After all this turmoil, finally the intense spirit world around me began to leave. I cannot describe how grateful I felt, just to be relieved of those feelings and that experience. As the day for Dae Mo Nim's conference finally arrived, my body was very weak, but my spirit was strong and ready for this important day.

The program was very meaningful, and it was so good to hear again the background of the Chung Pyung providence. So much sacrifice and devotion has been invested, so that God's grace can be shared with us.

When Dae Mo Nim spoke, I took her guidance to heart seriously and deeply.

Then I began to notice that as the time approached for the ancestor liberation, the same intense feelings of evil spirit world that I had experienced over the last few days came back again. I could feel spirits all around me, anguished and struggling. My spiritual senses were opened, and I could even smell such a bad odor that it made me nauseous. But this time I knew what was happening and why, so I was not afraid. So many ancestors were gathering, even from lower realms of the spirit world, so that they could be liberated.

When we began the special Holy Song session, Rev. Jenkins explained that the quality of our hearts is most important, that if we invest complete sincerity we could benefit as much from this brief time as if we had participated in a 40 day workshop. His advice resonated with me deeply, and so I invested everything from my deep heart and soul during the session. As the session ended with the liberation prayer, I could actually feel the evil spirits leaving my body. Words cannot explain the feeling of liberation and release that I had at that moment. We are so blessed, beyond our understanding, by God's grace at this time of His providence. I am so grateful to God and True Parents, and to Heung Jin Nim and Dae Mo Nim.

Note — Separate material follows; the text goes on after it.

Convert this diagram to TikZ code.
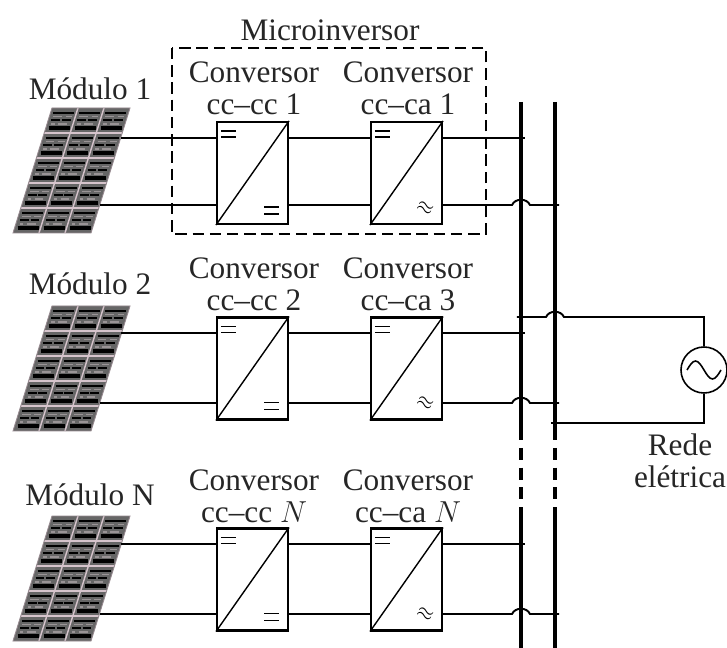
\documentclass[tikz,border=0pt]{standalone}
\usepackage{fontspec}
\setmainfont{Liberation Serif}
\usepackage{tikz}
\definecolor{celula}{HTML}{D6C4CC}
\tikzset{
  rotulo/.style={font=\fontsize{17.8}{18}\selectfont, text=black!85, inner sep=0pt, align=center},
  fio/.style={line width=1.1pt},
  barra/.style={line width=2.3pt},
  conv/.style={draw, line width=1.2pt, minimum width=1.42cm, minimum height=2.04cm, inner sep=0pt},
  fonte/.style={draw, circle, line width=0.9pt, minimum size=0.92cm, inner sep=0pt, fill=white},
  tijolo/.style={gray!70!celula, line width=.8pt},
}
\begin{document}
\begin{tikzpicture}[x=0.02cm, y=-0.02cm, >=stealth]
  \path[use as bounding box, fill=white] (0,0) rectangle (727,648);
  % barramentos
  \coordinate (b1) at (521,102);
  \coordinate (b2) at (555,102);
  \coordinate (b1q) at (521,440);
  \coordinate (b2q) at (555,440);
  \coordinate (b1r) at (521,508);
  \coordinate (b2r) at (555,508);
  \coordinate (b1f) at (521,648);
  \coordinate (b2f) at (555,648);
  % modulos, conversores e fios
  \foreach \i/\ctxt/\atxt/\yp/\yc/\ya/\yb/\yl/\ym in {
      1/1/1/108/173/138/205/72/89,
      2/2/3/306/368.5/333/403/268/284,
      3/$N$/$N$/516/579.5/544/614/480/495} {
    \begin{scope}[shift={(52,\yp)}, xslant=.312]
      \fill[black!60] (0,0) rectangle (78,125);
      \foreach \c in {0,1,2} \foreach \r in {0,...,4} {
        \draw[black, line width=1.7pt] (\c*26+3,\r*25+5) -- (\c*26+24,\r*25+5);
        \draw[black, line width=1.7pt, dash pattern=on 5pt off 1pt] (\c*26+3,\r*25+12) -- (\c*26+24,\r*25+12);
        \draw[black, line width=1.9pt] (\c*26+3,\r*25+20) -- (\c*26+24,\r*25+20);
        \draw[tijolo, dash pattern=on 5pt off 2pt] (\c*26+4,\r*25+8.5) -- (\c*26+23,\r*25+8.5);
        \draw[tijolo, dash pattern=on 2pt off 2pt on 5pt off 2pt] (\c*26+4,\r*25+16) -- (\c*26+23,\r*25+16);
      }
      \foreach \c in {26,52} \draw[celula, line width=.8pt] (\c,0) -- (\c,125);
      \foreach \r in {25,50,75,100} \draw[celula, line width=.8pt] (0,\r) -- (78,\r);
      \draw[celula!70!black, line width=.5pt] (0,0) rectangle (78,125);
    \end{scope}
    \coordinate (m\i a) at (121,\ya);
    \coordinate (m\i b) at (100,\yb);
    \node[rotulo] (mod\i) at (90,\ym) {Módulo \ifnum\i=3 N\else\i\fi};
    \node[conv] (cc\i) at (252.5,\yc) {};
    \node[conv] (ca\i) at (406.5,\yc) {};
    \node[rotulo] (tcc\i) at (254,\yl+16) {Conversor\\[0pt]cc–cc \ctxt};
    \node[rotulo] (tca\i) at (408,\yl+16) {Conversor\\[0pt]cc–ca \atxt};
    \draw[line width=.8pt] (cc\i.south west) -- (cc\i.north east);
    \draw[line width=.8pt] (ca\i.south west) -- (ca\i.north east);
    % simbolos cc e ca
    \draw[line width=.9pt] ([shift={(5,10)}]cc\i.north west) -- ++(15,0) ([shift={(5,16)}]cc\i.north west) -- ++(15,0);
    \draw[line width=.9pt] ([shift={(5,10)}]ca\i.north west) -- ++(15,0) ([shift={(5,16)}]ca\i.north west) -- ++(15,0);
    \draw[line width=.9pt] ([shift={(-25,-18)}]cc\i.south east) -- ++(15,0) ([shift={(-25,-11)}]cc\i.south east) -- ++(15,0);
    \node[inner sep=0pt, rotate=-25, text=black, scale=1.2] (ap\i) at ([shift={(-18,-17)}]ca\i.south east) {$\approx$};
    % fios
    \draw[fio] (m\i a) -- (cc\i.west |- m\i a) (cc\i.east |- m\i a) -- (ca\i.west |- m\i a);
    \draw[fio] (m\i b) -- (cc\i.west |- m\i b) (cc\i.east |- m\i b) -- (ca\i.west |- m\i b);
    \draw[fio] (ca\i.east |- m\i a) -- ([xshift=2.3pt]b1 |- m\i a);
    \draw[fio] (ca\i.east |- m\i b) -- ([xshift=-5.1pt]b1 |- m\i b)
      .. controls ([shift={(-6,-7)}]b1 |- m\i b) and ([shift={(6,-7)}]b1 |- m\i b) .. ([xshift=5.1pt]b1 |- m\i b)
      -- ([xshift=2.3pt]b2 |- m\i b);
  }
  % microinversor
  \draw[line width=1pt, dash pattern=on 6.5pt off 3.3pt] (172,48) rectangle (486,234);
  \node[rotulo] (micro) at (330,30) {Microinversor};
  % rede
  \node[fonte] (rede) at (704,370) {};
  \draw[line width=.9pt, shift={(rede.center)}] (-17,0) sin (-8.5,-9) cos (0,0) sin (8.5,9) cos (17,0);
  \coordinate (r1) at (704,317);
  \coordinate (r2) at (704,423);
  \draw[fio] ([xshift=-2.3pt]b1 |- r1) -- ([xshift=-5.1pt]b2 |- r1)
    .. controls ([shift={(-6,-7)}]b2 |- r1) and ([shift={(6,-7)}]b2 |- r1) .. ([xshift=5.1pt]b2 |- r1)
    -- (r1) -- (rede.north);
  \draw[fio] ([xshift=-2.3pt]b2 |- r2) -- (r2) -- (rede.south);
  \node[rotulo] (trede) at (680,461) {Rede\\[0pt]elétrica};
  % barras por cima dos fios
  \draw[barra] (b1) -- (b1q) (b2) -- (b2q) (b1r) -- (b1f) (b2r) -- (b2f);
  \draw[barra, dash pattern=on 6.8pt off 4.4pt] (521,448) -- (b1r);
  \draw[barra, dash pattern=on 6.8pt off 4.4pt] (555,448) -- (b2r);
\end{tikzpicture}
\end{document}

When we arrived back home, I was so exhausted I could barely move. Later in the night, I had the most beautiful spiritual experience. I felt overwhelmed by God's love. The most beautiful pictures of singing and dancing appeared in my mind, and I felt God's love like never before. When I got up in the morning, the same feeling of God's love came back, and my mind was filled with many inspirations.

Usually I am very reluctant to share my thoughts and experiences publicly. But when my husband suggested that I should write down my testimony of this time, I immediately agreed, because I knew that this experience was not only for myself, but really is from Heavenly Father. I knew that I should testify about the reality of the spirit world, about the great blessings given to us and to our ancestors by True Parents through Heung Jin Nim and Dae Mo Nim, and most importantly about the profound love and grace of God.

I really feel that this marks yet another opportunity to make a new start for God's providence. God's love and grace for us is unending, and truly overwhelming. Just a glimpse of God's heart reminds me of the words of the Holy Song, "I can never stop feeling, how unworthy am I."